What the task asks: Pictures are to be left out. Copy exactly the lines from the one containing "What React, TypeScript" to the one containing "const Y_RANGE = [-274, 553];", both ends kept.

Data for this task:
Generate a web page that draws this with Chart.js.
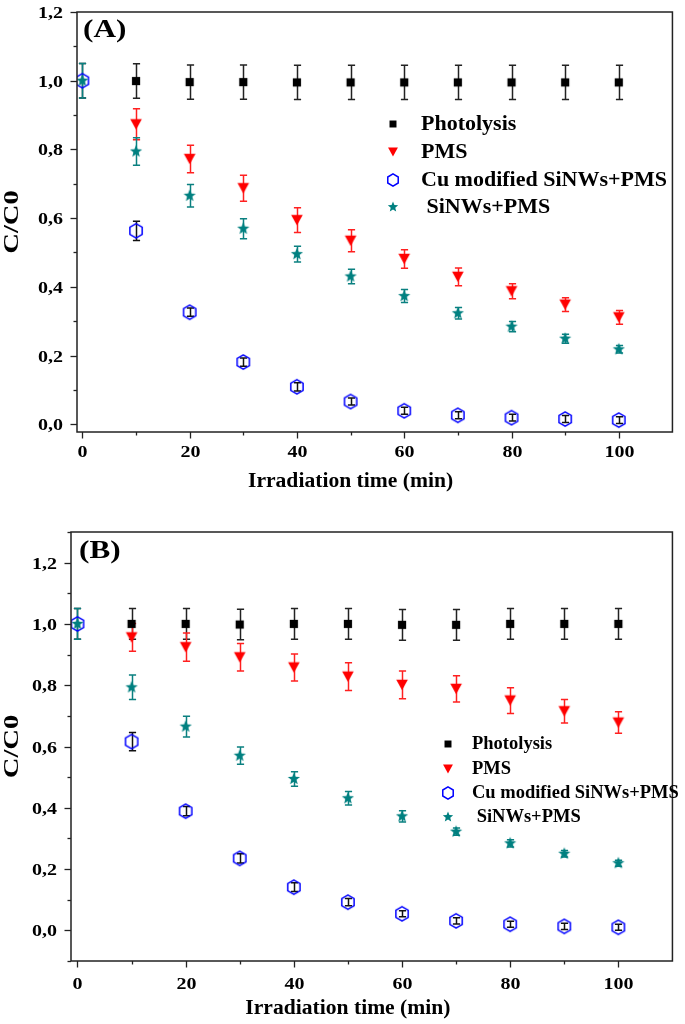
---
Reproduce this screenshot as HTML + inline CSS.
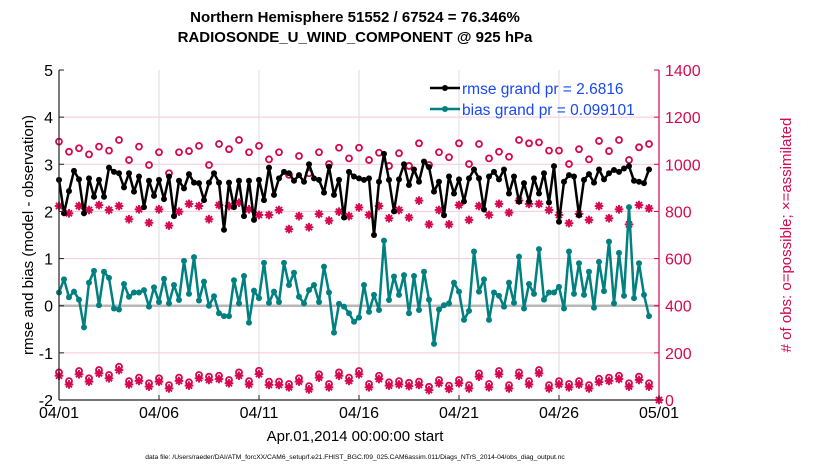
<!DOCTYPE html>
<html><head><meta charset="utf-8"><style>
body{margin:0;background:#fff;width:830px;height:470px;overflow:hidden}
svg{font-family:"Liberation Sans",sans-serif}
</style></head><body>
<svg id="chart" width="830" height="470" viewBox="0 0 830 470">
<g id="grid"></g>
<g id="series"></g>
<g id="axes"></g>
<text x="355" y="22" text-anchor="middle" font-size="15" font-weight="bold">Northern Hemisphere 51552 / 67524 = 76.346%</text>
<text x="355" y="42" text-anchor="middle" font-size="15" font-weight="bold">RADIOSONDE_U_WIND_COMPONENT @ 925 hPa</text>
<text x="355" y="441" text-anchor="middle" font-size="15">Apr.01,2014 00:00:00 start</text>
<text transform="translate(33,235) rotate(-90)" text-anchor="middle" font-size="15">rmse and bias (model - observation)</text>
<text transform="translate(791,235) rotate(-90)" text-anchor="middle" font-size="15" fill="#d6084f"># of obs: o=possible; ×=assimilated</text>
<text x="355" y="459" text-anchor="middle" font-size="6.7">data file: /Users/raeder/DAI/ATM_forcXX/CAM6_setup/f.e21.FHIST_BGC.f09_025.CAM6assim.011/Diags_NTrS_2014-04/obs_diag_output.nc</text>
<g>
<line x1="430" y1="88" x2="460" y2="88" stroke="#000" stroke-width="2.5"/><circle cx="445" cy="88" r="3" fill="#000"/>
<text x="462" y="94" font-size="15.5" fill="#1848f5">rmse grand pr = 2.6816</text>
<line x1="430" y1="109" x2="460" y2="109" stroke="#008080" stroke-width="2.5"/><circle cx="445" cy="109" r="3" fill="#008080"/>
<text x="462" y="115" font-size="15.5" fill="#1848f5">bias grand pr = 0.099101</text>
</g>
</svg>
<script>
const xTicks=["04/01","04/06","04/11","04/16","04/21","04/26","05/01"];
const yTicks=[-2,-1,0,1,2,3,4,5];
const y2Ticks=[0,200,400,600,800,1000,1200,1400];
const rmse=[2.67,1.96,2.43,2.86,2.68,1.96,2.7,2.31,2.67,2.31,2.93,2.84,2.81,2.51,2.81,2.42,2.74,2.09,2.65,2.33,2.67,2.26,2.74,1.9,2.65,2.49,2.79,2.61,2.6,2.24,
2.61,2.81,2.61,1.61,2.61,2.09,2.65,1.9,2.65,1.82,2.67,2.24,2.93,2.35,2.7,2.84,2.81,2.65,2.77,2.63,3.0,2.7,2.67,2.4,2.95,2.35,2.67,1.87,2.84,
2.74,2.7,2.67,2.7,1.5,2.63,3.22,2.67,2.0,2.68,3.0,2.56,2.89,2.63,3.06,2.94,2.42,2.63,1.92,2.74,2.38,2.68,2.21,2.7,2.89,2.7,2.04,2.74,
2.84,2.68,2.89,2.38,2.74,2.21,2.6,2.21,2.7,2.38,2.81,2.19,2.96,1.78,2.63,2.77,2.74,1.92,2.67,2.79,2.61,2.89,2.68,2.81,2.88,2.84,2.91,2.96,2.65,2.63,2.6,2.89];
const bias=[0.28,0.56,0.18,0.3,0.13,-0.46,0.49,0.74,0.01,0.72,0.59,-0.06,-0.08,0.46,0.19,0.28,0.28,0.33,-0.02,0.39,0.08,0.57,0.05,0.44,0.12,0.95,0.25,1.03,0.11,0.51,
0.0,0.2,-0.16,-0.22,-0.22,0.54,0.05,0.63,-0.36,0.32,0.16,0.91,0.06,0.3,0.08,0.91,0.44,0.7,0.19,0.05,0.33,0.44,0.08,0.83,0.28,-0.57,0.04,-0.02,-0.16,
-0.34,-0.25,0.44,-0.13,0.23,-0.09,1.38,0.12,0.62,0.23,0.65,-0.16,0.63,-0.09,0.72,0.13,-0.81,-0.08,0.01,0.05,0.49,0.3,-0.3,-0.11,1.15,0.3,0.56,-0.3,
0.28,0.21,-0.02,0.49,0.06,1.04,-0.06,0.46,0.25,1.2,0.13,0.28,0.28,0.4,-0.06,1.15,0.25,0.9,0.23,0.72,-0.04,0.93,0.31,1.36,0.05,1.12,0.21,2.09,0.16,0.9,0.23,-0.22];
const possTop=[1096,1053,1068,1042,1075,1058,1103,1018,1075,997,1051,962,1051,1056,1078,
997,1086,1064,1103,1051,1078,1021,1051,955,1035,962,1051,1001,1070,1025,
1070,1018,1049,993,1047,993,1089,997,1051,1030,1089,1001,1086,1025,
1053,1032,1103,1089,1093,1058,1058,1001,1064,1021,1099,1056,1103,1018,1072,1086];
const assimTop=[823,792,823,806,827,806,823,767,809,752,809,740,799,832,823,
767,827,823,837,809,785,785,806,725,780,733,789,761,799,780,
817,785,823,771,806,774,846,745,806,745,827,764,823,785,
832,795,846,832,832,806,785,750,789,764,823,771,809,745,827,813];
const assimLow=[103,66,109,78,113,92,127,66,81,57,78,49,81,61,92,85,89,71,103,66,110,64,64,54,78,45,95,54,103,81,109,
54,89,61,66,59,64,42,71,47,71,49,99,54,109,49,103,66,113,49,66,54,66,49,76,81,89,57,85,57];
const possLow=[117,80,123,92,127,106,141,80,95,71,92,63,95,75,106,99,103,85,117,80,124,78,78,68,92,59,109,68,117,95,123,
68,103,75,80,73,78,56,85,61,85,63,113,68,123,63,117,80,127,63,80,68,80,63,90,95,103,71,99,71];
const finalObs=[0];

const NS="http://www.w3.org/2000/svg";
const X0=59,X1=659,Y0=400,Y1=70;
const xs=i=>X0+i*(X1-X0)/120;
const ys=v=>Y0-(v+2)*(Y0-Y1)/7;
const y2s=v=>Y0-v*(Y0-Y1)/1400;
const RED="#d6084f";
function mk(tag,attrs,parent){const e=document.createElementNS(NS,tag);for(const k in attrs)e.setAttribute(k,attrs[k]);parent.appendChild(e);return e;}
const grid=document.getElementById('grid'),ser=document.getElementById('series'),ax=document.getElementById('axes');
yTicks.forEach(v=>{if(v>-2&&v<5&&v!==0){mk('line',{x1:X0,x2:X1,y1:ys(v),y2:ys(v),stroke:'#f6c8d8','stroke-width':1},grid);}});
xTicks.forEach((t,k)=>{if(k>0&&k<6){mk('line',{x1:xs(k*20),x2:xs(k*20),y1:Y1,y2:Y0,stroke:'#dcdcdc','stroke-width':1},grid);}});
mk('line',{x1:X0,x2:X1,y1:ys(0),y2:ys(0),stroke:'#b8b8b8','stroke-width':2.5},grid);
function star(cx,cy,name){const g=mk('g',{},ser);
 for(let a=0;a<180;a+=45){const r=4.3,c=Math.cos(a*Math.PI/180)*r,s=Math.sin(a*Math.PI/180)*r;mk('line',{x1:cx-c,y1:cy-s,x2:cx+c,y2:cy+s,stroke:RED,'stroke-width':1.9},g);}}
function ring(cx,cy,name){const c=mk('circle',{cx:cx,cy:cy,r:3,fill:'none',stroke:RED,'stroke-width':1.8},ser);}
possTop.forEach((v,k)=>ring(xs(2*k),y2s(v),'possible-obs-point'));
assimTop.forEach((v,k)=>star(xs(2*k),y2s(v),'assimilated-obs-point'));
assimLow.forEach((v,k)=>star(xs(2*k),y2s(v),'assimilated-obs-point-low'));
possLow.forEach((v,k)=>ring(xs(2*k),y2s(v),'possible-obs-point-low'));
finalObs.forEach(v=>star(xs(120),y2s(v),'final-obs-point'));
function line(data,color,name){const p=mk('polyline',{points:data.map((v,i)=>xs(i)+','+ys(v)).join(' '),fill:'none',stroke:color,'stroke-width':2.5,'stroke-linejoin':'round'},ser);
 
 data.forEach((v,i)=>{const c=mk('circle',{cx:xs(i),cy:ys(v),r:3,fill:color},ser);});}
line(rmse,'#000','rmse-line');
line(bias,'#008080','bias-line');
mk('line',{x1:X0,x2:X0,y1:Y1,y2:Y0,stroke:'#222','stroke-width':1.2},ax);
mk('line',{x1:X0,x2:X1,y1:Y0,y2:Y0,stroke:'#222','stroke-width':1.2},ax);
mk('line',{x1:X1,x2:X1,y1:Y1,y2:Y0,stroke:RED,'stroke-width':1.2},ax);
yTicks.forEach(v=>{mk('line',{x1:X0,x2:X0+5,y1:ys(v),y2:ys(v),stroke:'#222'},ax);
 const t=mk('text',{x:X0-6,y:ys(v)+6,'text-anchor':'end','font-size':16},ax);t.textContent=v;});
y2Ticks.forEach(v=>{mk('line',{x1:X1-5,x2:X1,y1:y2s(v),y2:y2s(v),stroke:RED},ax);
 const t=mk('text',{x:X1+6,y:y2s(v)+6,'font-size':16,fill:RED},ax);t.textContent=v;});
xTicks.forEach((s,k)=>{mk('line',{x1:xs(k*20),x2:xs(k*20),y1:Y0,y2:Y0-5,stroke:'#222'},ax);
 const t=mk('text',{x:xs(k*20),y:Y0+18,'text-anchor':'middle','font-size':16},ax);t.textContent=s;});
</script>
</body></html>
---
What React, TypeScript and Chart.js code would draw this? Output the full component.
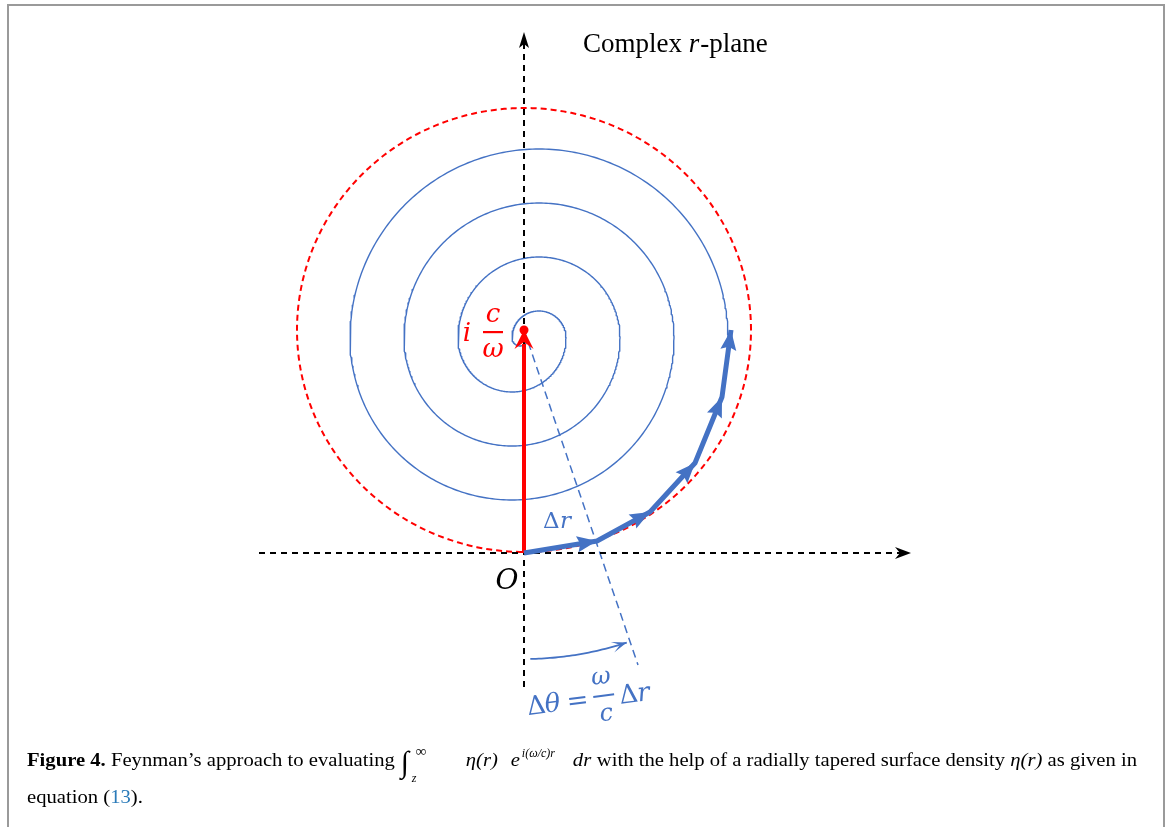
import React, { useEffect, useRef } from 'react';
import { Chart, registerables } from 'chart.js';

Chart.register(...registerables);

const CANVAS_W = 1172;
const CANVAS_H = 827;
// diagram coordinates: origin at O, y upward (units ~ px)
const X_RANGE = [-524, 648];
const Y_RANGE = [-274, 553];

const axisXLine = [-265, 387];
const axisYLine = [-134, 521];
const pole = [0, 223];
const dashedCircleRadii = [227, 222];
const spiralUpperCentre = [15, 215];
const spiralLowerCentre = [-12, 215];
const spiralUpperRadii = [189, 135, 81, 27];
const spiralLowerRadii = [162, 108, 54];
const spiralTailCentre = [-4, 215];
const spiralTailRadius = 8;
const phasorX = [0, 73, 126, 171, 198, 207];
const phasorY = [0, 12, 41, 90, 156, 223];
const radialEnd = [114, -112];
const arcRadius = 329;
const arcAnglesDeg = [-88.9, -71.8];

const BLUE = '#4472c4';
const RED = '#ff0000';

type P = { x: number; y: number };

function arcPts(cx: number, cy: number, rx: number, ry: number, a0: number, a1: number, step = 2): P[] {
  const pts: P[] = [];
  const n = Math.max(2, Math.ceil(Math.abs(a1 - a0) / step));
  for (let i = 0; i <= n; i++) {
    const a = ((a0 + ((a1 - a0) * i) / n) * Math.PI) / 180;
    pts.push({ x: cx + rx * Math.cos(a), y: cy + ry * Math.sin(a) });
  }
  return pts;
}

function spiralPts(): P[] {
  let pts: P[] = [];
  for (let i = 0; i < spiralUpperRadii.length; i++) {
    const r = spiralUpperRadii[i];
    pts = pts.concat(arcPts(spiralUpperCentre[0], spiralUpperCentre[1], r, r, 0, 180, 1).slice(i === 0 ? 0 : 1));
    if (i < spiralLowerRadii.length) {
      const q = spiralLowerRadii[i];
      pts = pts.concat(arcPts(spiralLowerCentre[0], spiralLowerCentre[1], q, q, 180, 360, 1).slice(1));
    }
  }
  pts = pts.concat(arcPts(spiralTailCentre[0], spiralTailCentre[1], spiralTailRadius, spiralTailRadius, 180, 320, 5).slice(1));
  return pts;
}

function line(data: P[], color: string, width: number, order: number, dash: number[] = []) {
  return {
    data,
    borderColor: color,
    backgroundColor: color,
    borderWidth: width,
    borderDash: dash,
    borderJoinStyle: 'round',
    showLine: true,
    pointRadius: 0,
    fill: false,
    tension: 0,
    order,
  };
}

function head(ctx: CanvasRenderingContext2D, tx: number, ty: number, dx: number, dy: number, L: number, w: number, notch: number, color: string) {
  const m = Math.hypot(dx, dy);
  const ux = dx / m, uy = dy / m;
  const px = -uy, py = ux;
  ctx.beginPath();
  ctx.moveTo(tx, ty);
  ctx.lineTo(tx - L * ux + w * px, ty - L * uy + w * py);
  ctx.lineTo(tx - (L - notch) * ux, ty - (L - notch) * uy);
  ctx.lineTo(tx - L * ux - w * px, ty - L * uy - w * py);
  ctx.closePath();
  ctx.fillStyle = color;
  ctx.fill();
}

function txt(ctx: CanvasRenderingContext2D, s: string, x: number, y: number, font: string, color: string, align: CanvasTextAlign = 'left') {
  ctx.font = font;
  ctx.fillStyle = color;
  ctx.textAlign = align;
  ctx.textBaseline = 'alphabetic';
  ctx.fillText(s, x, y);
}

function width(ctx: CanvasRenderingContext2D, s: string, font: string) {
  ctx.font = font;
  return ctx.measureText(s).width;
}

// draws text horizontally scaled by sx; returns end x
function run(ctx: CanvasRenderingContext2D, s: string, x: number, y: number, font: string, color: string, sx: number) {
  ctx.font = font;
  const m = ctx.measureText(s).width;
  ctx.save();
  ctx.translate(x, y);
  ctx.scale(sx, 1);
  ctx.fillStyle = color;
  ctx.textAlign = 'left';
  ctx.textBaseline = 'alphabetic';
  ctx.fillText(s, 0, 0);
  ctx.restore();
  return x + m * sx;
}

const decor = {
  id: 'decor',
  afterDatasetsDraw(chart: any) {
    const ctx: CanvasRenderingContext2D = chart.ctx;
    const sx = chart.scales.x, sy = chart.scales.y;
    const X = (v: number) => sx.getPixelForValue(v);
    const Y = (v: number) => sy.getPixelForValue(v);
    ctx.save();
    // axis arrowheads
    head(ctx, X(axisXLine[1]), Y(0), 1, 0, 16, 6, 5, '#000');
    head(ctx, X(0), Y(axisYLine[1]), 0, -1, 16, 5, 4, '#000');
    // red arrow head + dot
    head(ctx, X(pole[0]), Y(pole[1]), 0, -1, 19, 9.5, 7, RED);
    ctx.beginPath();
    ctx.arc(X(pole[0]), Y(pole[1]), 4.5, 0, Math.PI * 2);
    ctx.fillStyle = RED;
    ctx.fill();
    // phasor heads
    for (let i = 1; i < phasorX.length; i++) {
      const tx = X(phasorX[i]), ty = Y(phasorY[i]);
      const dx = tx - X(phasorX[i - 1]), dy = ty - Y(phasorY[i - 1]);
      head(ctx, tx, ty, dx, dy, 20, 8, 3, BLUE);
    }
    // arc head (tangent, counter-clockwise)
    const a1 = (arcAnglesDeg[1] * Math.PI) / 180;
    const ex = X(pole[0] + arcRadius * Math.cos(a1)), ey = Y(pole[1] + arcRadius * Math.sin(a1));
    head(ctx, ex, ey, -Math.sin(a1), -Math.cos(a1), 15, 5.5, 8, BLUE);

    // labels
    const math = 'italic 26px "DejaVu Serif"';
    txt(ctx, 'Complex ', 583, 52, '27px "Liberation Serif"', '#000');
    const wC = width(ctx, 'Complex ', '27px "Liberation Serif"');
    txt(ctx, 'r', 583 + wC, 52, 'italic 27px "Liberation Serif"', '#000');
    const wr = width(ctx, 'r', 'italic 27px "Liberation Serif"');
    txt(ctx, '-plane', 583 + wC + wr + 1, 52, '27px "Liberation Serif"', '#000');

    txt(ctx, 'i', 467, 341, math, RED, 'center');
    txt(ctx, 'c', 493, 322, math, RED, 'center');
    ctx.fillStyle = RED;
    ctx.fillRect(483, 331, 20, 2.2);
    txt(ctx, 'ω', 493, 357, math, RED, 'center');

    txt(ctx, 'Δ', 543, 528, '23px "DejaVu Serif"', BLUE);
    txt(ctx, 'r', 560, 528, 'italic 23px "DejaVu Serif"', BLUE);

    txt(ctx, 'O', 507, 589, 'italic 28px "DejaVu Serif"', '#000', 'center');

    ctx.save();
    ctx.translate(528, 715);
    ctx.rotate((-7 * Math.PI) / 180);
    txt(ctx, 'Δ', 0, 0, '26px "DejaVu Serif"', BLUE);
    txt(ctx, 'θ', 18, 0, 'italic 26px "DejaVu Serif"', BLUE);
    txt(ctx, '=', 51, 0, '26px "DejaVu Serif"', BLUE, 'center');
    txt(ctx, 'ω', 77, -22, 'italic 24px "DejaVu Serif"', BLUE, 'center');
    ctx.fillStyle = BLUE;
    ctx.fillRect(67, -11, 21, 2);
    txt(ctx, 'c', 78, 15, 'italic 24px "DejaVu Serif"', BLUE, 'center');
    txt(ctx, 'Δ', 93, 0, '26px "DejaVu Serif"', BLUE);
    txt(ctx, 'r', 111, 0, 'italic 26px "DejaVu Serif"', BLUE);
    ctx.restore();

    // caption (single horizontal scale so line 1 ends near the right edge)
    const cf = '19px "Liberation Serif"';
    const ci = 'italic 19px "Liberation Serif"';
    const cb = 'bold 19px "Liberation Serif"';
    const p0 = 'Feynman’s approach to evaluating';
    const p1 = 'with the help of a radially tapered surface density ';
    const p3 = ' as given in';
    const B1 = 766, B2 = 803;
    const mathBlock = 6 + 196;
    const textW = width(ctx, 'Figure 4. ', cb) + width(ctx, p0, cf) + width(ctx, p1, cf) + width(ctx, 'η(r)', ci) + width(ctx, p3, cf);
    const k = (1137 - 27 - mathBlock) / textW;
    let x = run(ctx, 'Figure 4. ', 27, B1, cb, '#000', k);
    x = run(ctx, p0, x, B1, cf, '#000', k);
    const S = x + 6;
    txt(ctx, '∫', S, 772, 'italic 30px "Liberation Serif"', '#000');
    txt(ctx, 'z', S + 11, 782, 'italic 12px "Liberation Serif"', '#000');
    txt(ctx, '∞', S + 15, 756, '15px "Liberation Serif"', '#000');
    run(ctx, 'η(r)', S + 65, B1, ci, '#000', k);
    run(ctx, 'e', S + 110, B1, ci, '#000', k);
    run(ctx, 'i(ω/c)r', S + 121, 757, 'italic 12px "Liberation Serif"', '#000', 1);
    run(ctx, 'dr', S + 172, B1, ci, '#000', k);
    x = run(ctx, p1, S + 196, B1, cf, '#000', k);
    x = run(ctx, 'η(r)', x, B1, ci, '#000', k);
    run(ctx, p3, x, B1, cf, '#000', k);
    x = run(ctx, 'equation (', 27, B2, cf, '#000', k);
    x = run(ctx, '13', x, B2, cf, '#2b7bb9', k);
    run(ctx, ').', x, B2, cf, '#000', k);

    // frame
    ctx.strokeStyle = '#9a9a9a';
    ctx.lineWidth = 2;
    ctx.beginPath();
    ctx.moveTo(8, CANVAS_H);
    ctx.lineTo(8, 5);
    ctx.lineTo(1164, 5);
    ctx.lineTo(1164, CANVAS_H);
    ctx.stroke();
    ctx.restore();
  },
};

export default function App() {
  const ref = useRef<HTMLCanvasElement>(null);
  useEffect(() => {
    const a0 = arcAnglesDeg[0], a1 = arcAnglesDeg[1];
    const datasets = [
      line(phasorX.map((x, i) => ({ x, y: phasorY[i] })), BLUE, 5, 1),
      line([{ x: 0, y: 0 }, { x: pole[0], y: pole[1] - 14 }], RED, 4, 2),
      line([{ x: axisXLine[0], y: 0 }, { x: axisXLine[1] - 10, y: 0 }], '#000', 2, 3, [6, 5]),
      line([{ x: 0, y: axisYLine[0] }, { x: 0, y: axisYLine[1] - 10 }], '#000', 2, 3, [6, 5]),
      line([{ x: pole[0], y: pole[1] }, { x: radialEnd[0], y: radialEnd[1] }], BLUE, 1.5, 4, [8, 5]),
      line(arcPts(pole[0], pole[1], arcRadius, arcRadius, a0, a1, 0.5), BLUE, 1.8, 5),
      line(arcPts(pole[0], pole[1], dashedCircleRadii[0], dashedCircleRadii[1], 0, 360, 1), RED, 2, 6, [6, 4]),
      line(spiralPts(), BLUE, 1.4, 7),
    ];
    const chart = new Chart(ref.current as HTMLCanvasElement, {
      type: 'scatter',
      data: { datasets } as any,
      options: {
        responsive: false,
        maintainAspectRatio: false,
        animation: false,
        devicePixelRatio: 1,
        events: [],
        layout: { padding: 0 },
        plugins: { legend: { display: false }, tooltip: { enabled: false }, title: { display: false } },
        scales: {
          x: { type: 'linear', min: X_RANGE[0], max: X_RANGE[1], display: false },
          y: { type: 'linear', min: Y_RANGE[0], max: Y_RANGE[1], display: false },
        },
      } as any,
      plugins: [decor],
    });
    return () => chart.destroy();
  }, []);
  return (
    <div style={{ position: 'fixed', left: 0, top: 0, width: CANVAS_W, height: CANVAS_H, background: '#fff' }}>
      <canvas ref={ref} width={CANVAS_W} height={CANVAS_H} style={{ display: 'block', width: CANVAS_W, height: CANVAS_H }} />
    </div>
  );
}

Task response:
What React, TypeScript and Chart.js code would draw this? Output the full component.
import React, { useEffect, useRef } from 'react';
import { Chart, registerables } from 'chart.js';

Chart.register(...registerables);

const CANVAS_W = 1172;
const CANVAS_H = 827;
// diagram coordinates: origin at O, y upward (units ~ px)
const X_RANGE = [-524, 648];
const Y_RANGE = [-274, 553];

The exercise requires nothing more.